On pourrait alors se dire qu’en tant que catégorie aussi vaste, les cosy games pourraient nous offrir des expériences ultra diversifiées au travers de ces milliers de titres. Et c’est en partie vrai. Comme mentionné plus haut, Potion Craft coche toutes les cases du jeu réconfortant en nous mettant dans la peau d’un alchimiste qui prépare des décoctions pour ses clients, dans une atmosphère apaisante et sans violence.
D’un autre côté, on peut citer certains jeux d’aventure ou narratifs en solo comme Caravan Sandwitch ou Dordogne, avec leurs messages bienveillants autant envers les joueurs que leurs personnages. Tous ces titres n’ont pas grand chose à voir les uns avec les autres, et pourtant, ils dégagent cette même ambiance réconfortante qui invite à prendre son temps.

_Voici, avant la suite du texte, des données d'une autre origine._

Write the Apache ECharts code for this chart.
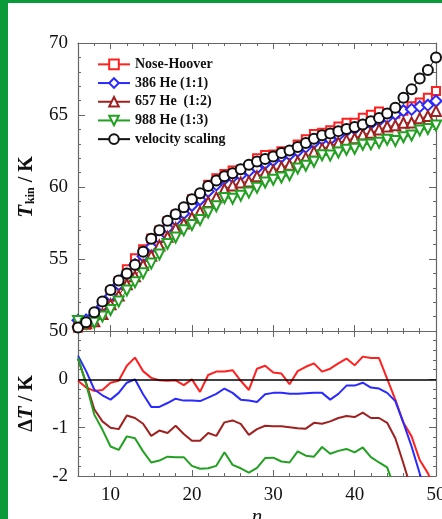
<!DOCTYPE html>
<html>
<head>
<meta charset="utf-8">
<script src="https://cdn.jsdelivr.net/npm/echarts@6/dist/echarts.min.js"></script>
<style>
  html, body { margin: 0; padding: 0; background: #fff; }
  #chart { width: 442px; height: 519px; }
</style>
</head>
<body>
<div id="chart"></div>
<script>
// n (x values, same for every series)
const nVals = [6, 7, 8, 9, 10, 11, 12, 13, 14, 15, 16, 17, 18, 19, 20, 21, 22, 23, 24, 25, 26, 27,
  28, 29, 30, 31, 32, 33, 34, 35, 36, 37, 38, 39, 40, 41, 42, 43, 44, 45, 46, 47, 48, 49, 50]

// upper panel, T_kin / K
const tNoseHoover = [50.22, 50.43, 51.06, 51.83, 52.78, 53.47, 54.28, 55.05, 55.67, 56.43, 56.98, 57.62,
  58.08, 58.48, 59.15, 59.30, 60.16, 60.61, 60.91, 61.15, 61.21, 61.32, 61.99, 62.22, 62.26, 62.48,
  62.44, 62.95, 63.32, 63.68, 63.76, 63.94, 64.21, 64.46, 64.46, 64.81, 65.01, 65.24, 65.11, 65.08,
  65.30, 65.60, 65.86, 66.19, 66.67]
const tHe386 = [50.74, 50.77, 51.09, 51.72, 52.43, 53.22, 53.93, 54.60, 55.19, 55.83, 56.43, 57.16,
  57.70, 58.16, 58.71, 59.11, 59.69, 60.15, 60.56, 60.68, 60.82, 61.10, 61.30, 61.63, 61.84, 62.08,
  62.24, 62.48, 62.77, 63.07, 63.32, 63.30, 63.58, 63.90, 64.04, 64.27, 64.40, 64.61, 64.82, 65.05,
  65.30, 65.39, 65.58, 65.68, 65.97]
const tHe657 = [50.67, 50.53, 50.68, 51.18, 51.85, 52.47, 53.25, 53.80, 54.58, 55.23, 55.94, 56.54,
  57.14, 57.47, 57.88, 58.29, 58.96, 59.28, 59.86, 60.11, 60.32, 60.39, 60.74, 60.98, 61.15, 61.39,
  61.55, 61.77, 62.04, 62.45, 62.68, 62.85, 63.08, 63.27, 63.39, 63.65, 63.77, 64.00, 64.20, 64.28,
  64.46, 64.48, 64.78, 64.93, 65.27]
const tHe988 = [50.70, 50.50, 50.57, 51.01, 51.46, 52.04, 52.82, 53.38, 54.01, 54.68, 55.32, 56.05,
  56.49, 56.99, 57.36, 57.71, 58.23, 58.66, 59.24, 59.19, 59.40, 59.61, 59.94, 60.31, 60.50, 60.66,
  60.82, 61.29, 61.48, 61.75, 62.20, 62.18, 62.40, 62.59, 62.66, 62.93, 62.96, 63.08, 63.28, 63.20,
  63.45, 63.58, 63.93, 64.03, 64.27]
const tVelScaling = [50.25, 50.60, 51.30, 52.05, 52.85, 53.50, 54.00, 54.60, 55.50, 56.40, 57.00, 57.65,
  58.10, 58.60, 59.15, 59.56, 60.07, 60.45, 60.75, 60.96, 61.24, 61.54, 61.77, 61.94, 62.12, 62.36,
  62.54, 62.78, 63.06, 63.35, 63.60, 63.72, 63.88, 64.03, 64.17, 64.34, 64.57, 64.80, 65.10, 65.50,
  66.20, 66.78, 67.53, 68.13, 69.00]

// lower panel, ΔT / K
const dNoseHoover = [-0.03, -0.17, -0.24, -0.22, -0.07, -0.03, 0.28, 0.45, 0.17, 0.03, -0.02, -0.03,
  -0.02, -0.12, 0.0, -0.26, 0.09, 0.16, 0.16, 0.19, -0.03, -0.22, 0.22, 0.28, 0.14, 0.12, -0.10, 0.17,
  0.26, 0.33, 0.16, 0.22, 0.33, 0.43, 0.29, 0.47, 0.44, 0.44, 0.01, -0.42, -0.90, -1.18, -1.67, -1.94, -2.33]
const dHe386 = [0.49, 0.17, -0.21, -0.33, -0.42, -0.28, -0.07, 0.0, -0.31, -0.57, -0.57, -0.49, -0.40,
  -0.44, -0.44, -0.45, -0.38, -0.30, -0.19, -0.28, -0.42, -0.44, -0.47, -0.31, -0.28, -0.28, -0.30,
  -0.30, -0.29, -0.28, -0.28, -0.42, -0.30, -0.13, -0.13, -0.07, -0.17, -0.19, -0.28, -0.45, -0.90,
  -1.39, -1.95, -2.45, -3.03]
const dHe657 = [0.42, -0.07, -0.62, -0.87, -1.00, -1.03, -0.75, -0.80, -0.92, -1.17, -1.06, -1.11, -0.96,
  -1.13, -1.27, -1.27, -1.11, -1.17, -0.89, -0.85, -0.92, -1.15, -1.03, -0.96, -0.97, -0.97, -0.99,
  -1.01, -1.02, -0.90, -0.92, -0.87, -0.80, -0.76, -0.78, -0.69, -0.80, -0.80, -0.90, -1.22, -1.74,
  -2.30, -2.75, -3.20, -3.73]
const dHe988 = [0.45, -0.10, -0.73, -1.04, -1.39, -1.46, -1.18, -1.22, -1.49, -1.72, -1.68, -1.60, -1.61,
  -1.61, -1.79, -1.85, -1.84, -1.79, -1.51, -1.77, -1.84, -1.93, -1.83, -1.63, -1.62, -1.70, -1.72,
  -1.49, -1.58, -1.60, -1.40, -1.54, -1.48, -1.44, -1.51, -1.41, -1.61, -1.72, -1.82, -2.30, -2.75,
  -3.20, -3.60, -4.10, -4.73]

const names = ['Nose-Hoover', '386 He (1:1)', '657 He  (1:2)', '988 He (1:3)', 'velocity scaling']
const majorTicksX = [10, 20, 30, 40, 50]

const serif = '"Liberation Serif", "DejaVu Serif", serif'
const frame = '#666'
const cRed = '#ff2020'
const cBlue = '#2a2aff'
const cDark = '#a02020'
const cGreen = '#22a022'

const chart = echarts.init(document.getElementById('chart'))

function pairs (ys) {
  return nVals.map((n, i) => [n, ys[i]])
}

// x axes: one with every tick (2 apart), one with the longer ticks at 10, 20 ...
function xAxes (grid, withLabels) {
  const base = { type: 'value', gridIndex: grid, min: 6, max: 50, interval: 2, splitLine: { show: false } }
  const minor = (pos) => Object.assign({}, base, {
    position: pos,
    axisLine: { show: true, onZero: false, lineStyle: { color: frame, width: 1.2 } },
    axisTick: { show: true, inside: true, length: 3, lineStyle: { color: frame } },
    axisLabel: { show: false }
  })
  const major = (pos) => Object.assign({}, base, {
    position: pos,
    axisLine: { show: false, onZero: false },
    axisTick: { show: true, inside: true, length: 6, customValues: majorTicksX, lineStyle: { color: frame } },
    axisLabel: { show: false }
  })
  const bottom = minor('bottom')
  if (withLabels) {
    bottom.axisLabel = {
      show: true,
      customValues: majorTicksX,
      margin: 10,
      fontFamily: serif,
      fontSize: 19,
      color: '#111'
    }
    bottom.name = 'n'
    bottom.nameLocation = 'middle'
    bottom.nameGap = 31
    bottom.nameTextStyle = { fontFamily: serif, fontStyle: 'italic', fontSize: 21, color: '#111' }
  }
  return [bottom, minor('top'), major('bottom'), major('top')]
}

function yAxes (grid, min, max, interval, labelFmt, name) {
  const common = {
    type: 'value',
    gridIndex: grid,
    min: min,
    max: max,
    interval: interval,
    splitLine: { show: false },
    axisLine: { show: true, onZero: false, lineStyle: { color: frame, width: 1.2 } },
    axisTick: { show: true, inside: true, length: 7, lineStyle: { color: frame } },
    minorTick: { show: true, splitNumber: 5, length: 3, lineStyle: { color: frame } }
  }
  const left = Object.assign({}, common, {
    position: 'left',
    axisLabel: { show: true, margin: 10, fontFamily: serif, fontSize: 19, color: '#111', formatter: labelFmt },
    name: name,
    nameLocation: 'middle',
    nameGap: 41,
    nameRotate: 90,
    nameTextStyle: {
      color: '#111',
      rich: {
        it: { fontFamily: serif, fontStyle: 'italic', fontWeight: 'bold', fontSize: 21, color: '#111' },
        sub: { fontFamily: serif, fontWeight: 'bold', fontSize: 12, color: '#111', padding: [9, 0, 0, 1] },
        b: { fontFamily: serif, fontWeight: 'bold', fontSize: 20, color: '#111' }
      }
    }
  })
  const right = Object.assign({}, common, { position: 'right', axisLabel: { show: false } })
  return [left, right]
}

function topSeries (name, ys, color, symbol, size, rotate, bw) {
  return {
    name: name,
    type: 'line',
    xAxisIndex: 0,
    yAxisIndex: 0,
    data: pairs(ys),
    symbol: symbol,
    symbolSize: size,
    symbolRotate: rotate,
    showAllSymbol: true,
    lineStyle: { color: color, width: 1 },
    itemStyle: { color: color, borderColor: color, borderWidth: bw },
    emphasis: { disabled: true },
    animation: false
  }
}

function lowSeries (name, ys, color) {
  return {
    name: name,
    type: 'line',
    xAxisIndex: 4,
    yAxisIndex: 2,
    data: pairs(ys),
    showSymbol: false,
    symbol: 'none',
    clip: true,
    lineStyle: { color: color, width: 2 },
    itemStyle: { color: color },
    emphasis: { disabled: true },
    animation: false
  }
}

const low = [
  lowSeries('dNH', dNoseHoover, cRed),
  lowSeries('d386', dHe386, cBlue),
  lowSeries('d657', dHe657, cDark),
  lowSeries('d988', dHe988, cGreen)
]
// black zero line (velocity scaling reference)
low[0].markLine = {
  silent: true,
  symbol: 'none',
  label: { show: false },
  lineStyle: { color: '#000', width: 1.6, type: 'solid' },
  data: [{ yAxis: 0 }],
  animation: false
}

const option = {
  backgroundColor: '#fff',
  animation: false,
  grid: [
    { left: 78, top: 43, width: 358, height: 288, outerBoundsMode: 'none', containLabel: false },
    { left: 78, top: 331, width: 358, height: 145, outerBoundsMode: 'none', containLabel: false }
  ],
  legend: {
    data: names,
    orient: 'vertical',
    left: 92,
    top: 50,
    itemWidth: 32,
    itemHeight: 12,
    itemGap: 0,
    selectedMode: false,
    textStyle: { fontFamily: serif, fontWeight: 'bold', fontSize: 14, lineHeight: 18.7, color: '#111' }
  },
  xAxis: xAxes(0, false).concat(xAxes(1, true)),
  yAxis: yAxes(0, 50, 70, 5, null, '{it|T}{sub|kin}{b| / K}')
    .concat(yAxes(1, -2, 1, 1, (v) => (v === 1 ? '' : String(v)), '{b|Δ}{it|T}{b| / K}')),
  series: [
    topSeries(names[0], tNoseHoover, cRed, 'emptyRect', 8, 0, 1),
    topSeries(names[1], tHe386, cBlue, 'emptyDiamond', 11, 0, 1),
    topSeries(names[2], tHe657, cDark, 'emptyTriangle', 10, 0, 1),
    topSeries(names[3], tHe988, cGreen, 'emptyTriangle', 10, 180, 1),
    topSeries(names[4], tVelScaling, '#111', 'emptyCircle', 10, 0, 1.4)
  ].concat(low),
  graphic: [
    { type: 'rect', left: 0, top: 0, shape: { width: 8, height: 519 }, style: { fill: '#0a9a3a' }, silent: true },
    { type: 'rect', left: 0, top: 0, shape: { width: 442, height: 3 }, style: { fill: '#0a9a3a' }, silent: true }
  ]
}

chart.setOption(option)
</script>
</body>
</html>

Le modèle Stardew Valley, encore et encore
Toutefois, quand on parle de cosy games, il y a un genre auquel on pense immédiatement tant il est surreprésenté. Imaginez un jeu où vous arrivez dans une maison vide avec un terrain en friche, dans une petite communauté rurale soudée. Votre personnage pourra développer ses cultures au fil des saisons, explorer le village et se rapprocher de ses habitants, jardiner, partir à la pèche, débloquer des améliorations pour sa ferme ou des décorations pour son intérieur. Stardew Valley et Story of Seasons, évidemment, mais aussi des dizaines d’autres jeux qui reprennent cette formule jusqu’à l’overdose.
L’une des seules innovations qu’on peut observer, c’est de transporter ce gameplay dans un autre univers. Magie, fées, japon rural, vampires, ou même cowboys, comme s’il suffisait de mettre un skin différent sur le même jeu pour toucher la niche qui ne serait pas encore tombée sous le charme de la simulation de vie. Même le futur Tales of the Shire, très attendu par l’autrice de ces lignes, semble être victime du même écueil et sera sans doute un Stardew Valley-like avec des hobbits.
Des jeux innovants tout de suite imités
Autre genre particulièrement apprécié dans le cosy game, la simulation de rangement et d’aménagement. Unpacking en est l’exemple parfait, et le titre avait séduit par sa narration originale uniquement à travers les objets déballés au cours de la vie du personnage. Avant lui, House Flipper permettait lui aussi de nettoyer, ranger et décorer pour se relaxer. On pense aussi évidemment au mode construction des Sims.
Depuis leur succès, les jeux dans ce style semblent se multiplier, et eux aussi tentent d’avoir leur petite particularité pour se différencier des autres. A Little To The Left avec son côté puzzle, mais aussi Camper Van: Make it a Home, Unbox the Room, ou le futur Hozy… Toutes ces propositions semblent faites du même bois.
Des jeux réconfortants comme reflet de notre époque
Après avoir dit tout ça, quelles conclusions en tirer ? Certains schémas semblent si répétitifs qu’on ne peut s’empêcher d’être un brin cynique et de se dire que quelques jeux ne sortent que pour voguer sur le succès des grands noms du genre.
Ne nous y trompons pas, les fans de cosy games sont bel et bien une niche marketing comme une autre. Car en plus des jeux à acheter, le cosy gaming s’accompagne de toute une panoplie pour rendre ses sessions encore plus réconfortantes : setup aux couleurs pastels et aux lumières tamisées, bibelots mignons sur le bureau, claviers roses et casques à oreilles de chats, la cible est toute trouvée.
Les fans de cosy games sont d’ailleurs un public majoritairement féminin. On comprend alors pourquoi ce genre est souvent l’objet de mépris. Peu d’enjeux et pas de game over, une invitation à prendre son temps, des graphismes mignons : les « jeux pour filles » ne seraient alors pas de vrais jeux, comme s’il n’y avait aucune intention, aucune équipe de développement qui produit un travail, aucun gameplay. Critique-t-on avec la même ferveur les énièmes Souls-like ou hero shooters présentés chaque saison, dont on pourrait aussi dire qu’ils se ressemblent tous ? Pas sûre…
Enfin, leur omniprésence ne dirait-elle pas quelque chose de notre société depuis l’explosion du genre en 2020 ? Entre les guerres, les crises économiques et sanitaires, le capitalisme effréné, on a bien besoin de se plonger dans un univers mignon et sans problèmes comme on s’enroulerait dans une couverture réconfortante.
À défaut de pouvoir mener une existence simple et douce dans le monde réel, de pouvoir déballer ses propres cartons dans une grande maison achetée, de pouvoir s’intégrer dans une communauté où on ne sera pas jugé pour ses différences, de pouvoir vivre de son artisanat paisiblement, les cosy games nous proposent au moins de le faire virtuellement.